As they anticipated walking the stage together to receive their Purdue Global degrees, they recalled what it was like pursuing degrees at the same time while also juggling full-time jobs and multiple side gigs, and how the life ahead of them made it all worth it.
While many people want a degree to change their path, they wanted degrees to go further on theirs. Bettering their lives and others’ was always at the center. That’s because, although the two come from surprisingly different backgrounds, they both grew up in families that valued community and the importance of education, hard work, honor and stability.
“My parents valued education above anything else. They were all about me going to school, getting good grades and enjoying extracurricular activities,” Donna says.
She carried that inspiration all through her schooling, into her marriage, and it even sparked her interest in seeking an online master’s degree suited for working adults – 20 years after earning her bachelor’s.
“It’s one reason why we both decided to go back to school,” she says. “We had good jobs; there was nothing wrong there. But being exposed to new things and having that drive to advance in our current careers with our current companies meant a lot to us.”
At the time they began their graduate studies, Joe had already established himself working as a manager for a food service management company that oversees K-12 school menus, prioritizing financially and nutritionally healthy systems. He loved what he did, but it involved a lot of travel and 50- to 60-hour workweeks. And, somewhat unexpectedly, it required them to move several times in a handful of years: first to Texas, then Missouri and, finally, Virginia.

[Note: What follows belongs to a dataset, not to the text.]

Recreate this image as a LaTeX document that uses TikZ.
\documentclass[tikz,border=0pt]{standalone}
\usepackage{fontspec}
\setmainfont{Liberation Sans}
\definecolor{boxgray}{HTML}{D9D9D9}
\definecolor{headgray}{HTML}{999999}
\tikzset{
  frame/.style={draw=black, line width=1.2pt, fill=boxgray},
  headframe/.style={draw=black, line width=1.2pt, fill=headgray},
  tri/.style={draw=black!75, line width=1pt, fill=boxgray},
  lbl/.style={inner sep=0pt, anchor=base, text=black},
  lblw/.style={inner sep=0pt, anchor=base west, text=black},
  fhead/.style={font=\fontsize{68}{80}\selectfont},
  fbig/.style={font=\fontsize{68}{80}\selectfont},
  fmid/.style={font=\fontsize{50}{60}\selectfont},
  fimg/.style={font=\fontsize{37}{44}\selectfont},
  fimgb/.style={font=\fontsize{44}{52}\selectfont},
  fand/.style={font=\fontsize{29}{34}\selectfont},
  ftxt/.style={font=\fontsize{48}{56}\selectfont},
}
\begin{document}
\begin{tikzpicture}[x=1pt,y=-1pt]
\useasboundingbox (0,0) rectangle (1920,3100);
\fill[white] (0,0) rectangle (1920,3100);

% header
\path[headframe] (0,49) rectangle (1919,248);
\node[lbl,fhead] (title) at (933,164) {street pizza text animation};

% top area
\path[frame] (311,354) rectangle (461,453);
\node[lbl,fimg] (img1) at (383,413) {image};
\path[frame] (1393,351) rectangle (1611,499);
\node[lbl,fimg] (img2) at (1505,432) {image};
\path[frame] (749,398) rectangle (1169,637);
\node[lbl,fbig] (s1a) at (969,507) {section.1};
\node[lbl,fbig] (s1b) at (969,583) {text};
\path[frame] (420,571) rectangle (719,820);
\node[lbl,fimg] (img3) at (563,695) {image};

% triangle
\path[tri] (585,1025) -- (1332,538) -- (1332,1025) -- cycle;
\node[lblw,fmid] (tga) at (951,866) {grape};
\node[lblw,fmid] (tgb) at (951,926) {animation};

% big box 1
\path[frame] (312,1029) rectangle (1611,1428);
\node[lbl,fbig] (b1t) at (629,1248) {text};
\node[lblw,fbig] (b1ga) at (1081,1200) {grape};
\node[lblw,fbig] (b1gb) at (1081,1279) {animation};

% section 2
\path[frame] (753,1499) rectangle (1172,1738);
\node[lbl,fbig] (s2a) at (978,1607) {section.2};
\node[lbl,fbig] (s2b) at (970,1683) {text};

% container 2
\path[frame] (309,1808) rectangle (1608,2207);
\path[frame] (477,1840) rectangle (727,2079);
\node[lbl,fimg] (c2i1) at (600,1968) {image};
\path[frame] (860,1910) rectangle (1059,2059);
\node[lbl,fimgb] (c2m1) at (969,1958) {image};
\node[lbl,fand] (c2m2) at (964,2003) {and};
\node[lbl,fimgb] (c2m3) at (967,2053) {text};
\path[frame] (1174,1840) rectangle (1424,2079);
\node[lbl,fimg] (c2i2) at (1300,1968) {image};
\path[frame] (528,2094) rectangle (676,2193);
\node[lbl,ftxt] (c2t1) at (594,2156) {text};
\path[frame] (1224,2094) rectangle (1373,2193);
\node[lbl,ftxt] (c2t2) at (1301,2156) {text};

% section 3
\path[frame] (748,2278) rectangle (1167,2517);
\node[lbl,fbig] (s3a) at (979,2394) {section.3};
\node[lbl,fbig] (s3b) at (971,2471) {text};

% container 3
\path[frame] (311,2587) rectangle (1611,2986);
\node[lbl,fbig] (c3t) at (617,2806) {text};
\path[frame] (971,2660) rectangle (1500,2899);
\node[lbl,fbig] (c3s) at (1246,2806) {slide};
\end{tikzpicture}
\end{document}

In the meantime, Donna was working full time as a business analyst, troubleshooting internal systems for insurance companies. On top of that, she was balancing a part-time job working for bank call centers in the evenings.
Their time was tight, but they knew that graduate degrees would get them the advancement in their careers they wanted, and that kept them motivated.

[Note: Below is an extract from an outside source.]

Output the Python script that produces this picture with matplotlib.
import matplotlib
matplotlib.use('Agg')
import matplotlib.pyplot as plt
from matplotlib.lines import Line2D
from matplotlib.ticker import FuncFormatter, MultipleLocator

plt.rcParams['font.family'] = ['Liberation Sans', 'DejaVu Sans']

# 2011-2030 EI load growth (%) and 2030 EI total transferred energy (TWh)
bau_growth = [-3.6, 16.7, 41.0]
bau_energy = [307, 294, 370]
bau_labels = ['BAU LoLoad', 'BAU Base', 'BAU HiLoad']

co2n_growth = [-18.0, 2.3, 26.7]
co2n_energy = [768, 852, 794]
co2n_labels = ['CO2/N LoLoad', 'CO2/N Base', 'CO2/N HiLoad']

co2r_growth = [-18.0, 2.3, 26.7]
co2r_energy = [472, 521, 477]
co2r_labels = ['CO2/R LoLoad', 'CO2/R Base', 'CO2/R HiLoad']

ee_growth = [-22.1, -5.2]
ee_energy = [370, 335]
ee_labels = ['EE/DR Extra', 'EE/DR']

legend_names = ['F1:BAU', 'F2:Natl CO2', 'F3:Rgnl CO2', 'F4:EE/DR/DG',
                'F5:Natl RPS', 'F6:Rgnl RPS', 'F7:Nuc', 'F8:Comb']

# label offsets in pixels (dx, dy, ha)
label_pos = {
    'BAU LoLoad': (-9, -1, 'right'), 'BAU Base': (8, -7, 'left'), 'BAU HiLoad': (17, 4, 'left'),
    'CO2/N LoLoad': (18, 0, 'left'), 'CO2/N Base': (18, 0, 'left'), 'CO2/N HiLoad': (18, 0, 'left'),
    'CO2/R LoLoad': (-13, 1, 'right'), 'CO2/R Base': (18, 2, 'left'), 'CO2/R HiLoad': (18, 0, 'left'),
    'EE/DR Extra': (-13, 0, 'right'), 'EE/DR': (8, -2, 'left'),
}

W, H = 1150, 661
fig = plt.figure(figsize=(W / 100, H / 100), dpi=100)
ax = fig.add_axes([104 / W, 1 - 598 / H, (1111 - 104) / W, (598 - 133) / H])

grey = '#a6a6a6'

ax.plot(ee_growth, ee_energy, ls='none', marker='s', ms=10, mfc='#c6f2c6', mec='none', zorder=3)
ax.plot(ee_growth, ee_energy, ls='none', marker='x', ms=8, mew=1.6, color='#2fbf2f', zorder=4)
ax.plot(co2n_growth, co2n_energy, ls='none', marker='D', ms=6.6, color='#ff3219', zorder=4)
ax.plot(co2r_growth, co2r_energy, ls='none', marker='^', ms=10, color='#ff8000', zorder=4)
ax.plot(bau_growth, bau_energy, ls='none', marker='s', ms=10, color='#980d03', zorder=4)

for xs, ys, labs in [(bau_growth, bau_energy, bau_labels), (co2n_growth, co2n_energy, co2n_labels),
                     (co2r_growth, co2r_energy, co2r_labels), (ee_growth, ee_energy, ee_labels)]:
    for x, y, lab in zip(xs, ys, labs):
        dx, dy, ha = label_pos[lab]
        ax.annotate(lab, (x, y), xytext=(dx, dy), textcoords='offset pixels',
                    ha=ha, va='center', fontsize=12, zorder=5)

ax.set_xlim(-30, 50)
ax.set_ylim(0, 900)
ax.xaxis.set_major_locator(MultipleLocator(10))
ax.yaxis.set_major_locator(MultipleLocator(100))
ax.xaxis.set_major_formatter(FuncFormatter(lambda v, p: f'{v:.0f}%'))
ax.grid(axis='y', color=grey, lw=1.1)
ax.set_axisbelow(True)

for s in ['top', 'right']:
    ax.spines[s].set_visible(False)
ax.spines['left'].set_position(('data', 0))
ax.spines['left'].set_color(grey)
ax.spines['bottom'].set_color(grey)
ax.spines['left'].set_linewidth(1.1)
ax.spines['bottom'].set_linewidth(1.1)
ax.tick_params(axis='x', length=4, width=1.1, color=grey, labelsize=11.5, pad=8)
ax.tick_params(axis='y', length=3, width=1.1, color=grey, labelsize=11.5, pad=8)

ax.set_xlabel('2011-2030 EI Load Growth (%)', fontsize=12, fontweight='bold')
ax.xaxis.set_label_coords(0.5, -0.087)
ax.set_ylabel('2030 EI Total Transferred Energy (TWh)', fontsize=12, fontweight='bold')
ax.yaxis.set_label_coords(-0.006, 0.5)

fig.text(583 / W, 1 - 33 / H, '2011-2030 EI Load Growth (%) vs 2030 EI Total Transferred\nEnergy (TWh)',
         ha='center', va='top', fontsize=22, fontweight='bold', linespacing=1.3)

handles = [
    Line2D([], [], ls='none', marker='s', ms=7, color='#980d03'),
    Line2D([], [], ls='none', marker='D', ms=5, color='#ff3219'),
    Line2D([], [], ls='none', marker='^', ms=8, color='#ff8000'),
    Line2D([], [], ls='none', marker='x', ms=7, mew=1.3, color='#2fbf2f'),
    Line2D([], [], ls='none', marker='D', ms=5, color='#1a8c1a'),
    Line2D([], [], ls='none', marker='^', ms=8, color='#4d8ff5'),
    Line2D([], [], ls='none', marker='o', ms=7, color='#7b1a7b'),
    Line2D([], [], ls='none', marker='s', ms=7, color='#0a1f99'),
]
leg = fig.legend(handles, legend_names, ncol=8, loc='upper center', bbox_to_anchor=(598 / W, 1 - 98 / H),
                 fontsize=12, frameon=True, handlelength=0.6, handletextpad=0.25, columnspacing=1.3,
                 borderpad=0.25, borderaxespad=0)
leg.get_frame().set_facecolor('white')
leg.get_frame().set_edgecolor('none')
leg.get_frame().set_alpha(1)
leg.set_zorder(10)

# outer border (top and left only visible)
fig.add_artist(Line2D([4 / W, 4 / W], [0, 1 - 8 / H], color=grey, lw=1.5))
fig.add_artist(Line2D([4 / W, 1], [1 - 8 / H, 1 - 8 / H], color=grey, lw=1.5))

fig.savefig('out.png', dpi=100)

Joe says that, looking back, his educational journey has been a more spread-out version of the traditional four-year model. He served in an Army reserve unit when he began his bachelor’s in 1994, but then moved to active duty.
“When I went overseas, I had to put college on hold,” he says. “There was no real urgency for me to go back to finish. It was something I wanted to do, but I was an adult and had real adult bills. I had to work.”
That plan worked out fine until he left the Army and started working for his current company. “That’s when I realized I need to finish my degree. And I wanted to finish my MBA, too, and take that off my bucket list. I wanted to provide a better future for my wife and myself, and I knew that this was the best way for me to do that,” he says.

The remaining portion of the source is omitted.